Kapangula foi punido por não ter aceitado chicotear os manifestantes, como fizeram outros comandantes de outras províncias que cumpriram à risca tais ordens superiores.
Entre nós, as coisas funcionam, muitas vezes, dessa maneira - a voz do chefe é mais forte que a lei. Essa postura não é só de hoje, mas é de há várias décadas. É desde que somos país independente. O chefe é a própria lei. "L'État c'est moi" - O Estado sou eu, como dizia Louis XIV, rei da França (1638-1715).

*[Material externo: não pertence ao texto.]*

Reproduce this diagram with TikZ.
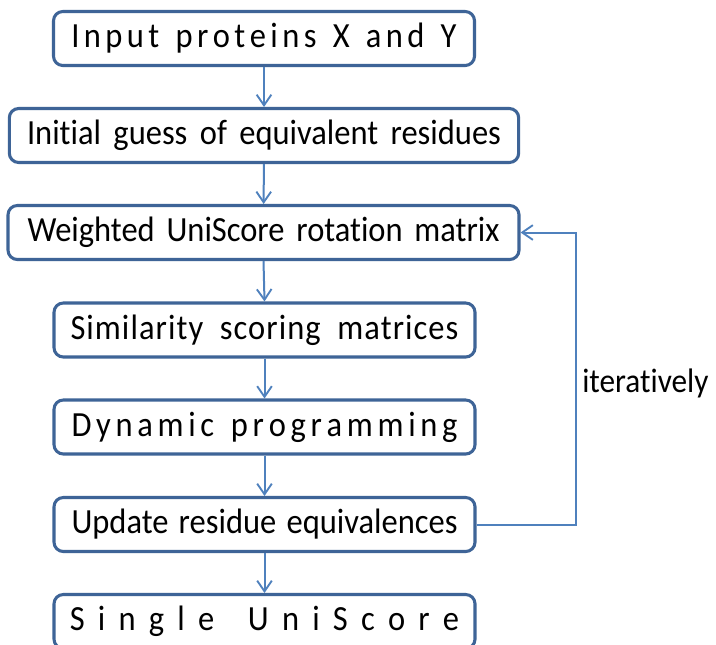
\documentclass[tikz,border=0pt]{standalone}
\usepackage{fontspec}
\setmainfont[Ligatures=NoCommon, FakeStretch=0.92]{Carlito}
\usetikzlibrary{arrows.meta}

\definecolor{boxline}{HTML}{3E6497}
\definecolor{flowline}{HTML}{4F81BD}

% justified line of a given width; \gap spreads single letters
\newcommand\fitline[2]{\makebox[#1][s]{#2}}
\newcommand\gap{\hfill}

\tikzset{
  stage/.style={draw=boxline, line width=2.3pt, rounded corners=7pt, fill=white,
    minimum height=40.5pt, inner sep=0pt, font=\fontsize{26.5}{31}\selectfont},
  narrow/.style={stage, minimum width=315.75pt},
  wide/.style={stage, minimum width=382pt},
  flow/.style={draw=flowline, line width=1.5pt,
    -{Straight Barb[length=8pt,width=11pt,line width=1.4pt]}},
  note/.style={font=\fontsize{25.5}{30}\selectfont, inner sep=0pt, anchor=west},
}

\begin{document}
\begin{tikzpicture}[x=0.75pt, y=-0.75pt]
  \fill[white] (0,0) rectangle (716,644);
  \useasboundingbox (0,0) rectangle (716,644);

  \node[narrow] (b1) at (264,38.5)
    {\fitline{289pt}{I\gap n\gap p\gap u\gap t\gap\ \gap p\gap r\gap o\gap t\gap e\gap i\gap n\gap s\gap\ \gap X\gap\ \gap a\gap n\gap d\gap\ \gap Y}};
  \node[wide] (b2) at (264,135.5)
    {\fitline{355.5pt}{Initial guess of equivalent residues}};
  \node[wide, minimum width=383.25pt] (b3) at (263.5,232.5)
    {\fitline{354pt}{Weighted UniScore rotation matrix}};
  \node[narrow] (b4) at (264.5,330)
    {\fitline{291pt}{\addfontfeature{LetterSpace=3}Similarity scoring matrices}};
  \node[narrow] (b5) at (264.5,427)
    {\fitline{289.5pt}{D\gap y\gap n\gap a\gap m\gap i\gap c\gap\ \gap p\gap r\gap o\gap g\gap r\gap a\gap m\gap m\gap i\gap n\gap g}};
  \node[narrow] (b6) at (264.5,524.5)
    {\fitline{289.5pt}{Update residue equivalences}};
  \node[narrow] (b7) at (264.5,621.5)
    {\fitline{292pt}{S\gap i\gap n\gap g\gap l\gap e\gap\ \gap U\gap n\gap i\gap S\gap c\gap o\gap r\gap e}};

  \draw[flow] (b1) -- (b2);
  \draw[flow] (b2) -- (b3);
  \draw[flow] (b3.south) -- (b4.north);
  \draw[flow] (b4) -- (b5);
  \draw[flow] (b5) -- (b6);
  \draw[flow] (b6) -- (b7);

  % feedback loop
  \coordinate (loop) at (576,0);
  \draw[flow] (b6.east) -- (b6.east -| loop) -- (b3.east -| loop) -- (b3.east);
  \node[note] (iter) at (582,383) {iteratively};
\end{tikzpicture}
\end{document}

No nosso país, não é nada fácil cumprir a Constituição que diz que as ordens ilegais não devem ser cumpridas, venham elas de quem vier, mesmo que venham de um grande chefe instalado em Maputo. Se são ordens ilegais não se tornam legais por terem sido emanadas por grande chefe. Este é o dilema de muita gente que se vê obrigada a cumprir ordens ilegais por virem de quem provêm.
As ordens superiores, se forem ilegais, jamais mudarão de natureza por força de quem as emite.
Em Moçambique, na nossa pátria amada, onde todos os moçambicanos cabem no coração do seu presidente - camarada Filipe Nyusi - , as ordens superiores estão acima da Constituição. O povo, como no passado, não pesa quase nada na acção governativa. É assim em todos os regimes autoritários como o vigente no nosso país.
Os que tomaram a decisão de transferir Kapangula permitiram, depois das confusões que a polícia andou a fazer, a especulação por não terem tomado em conta o timing dos acontecimentos.
Eles ainda julgam que o povo não pensa, que nao seja incapaz de entender este fenómeno político. O povo pensa muito bem sobre o alcance que pretendem a atingir - chamar a atenção sobre a impetuosidade do cumprimento das ordens superiores que tramaram Kapangula.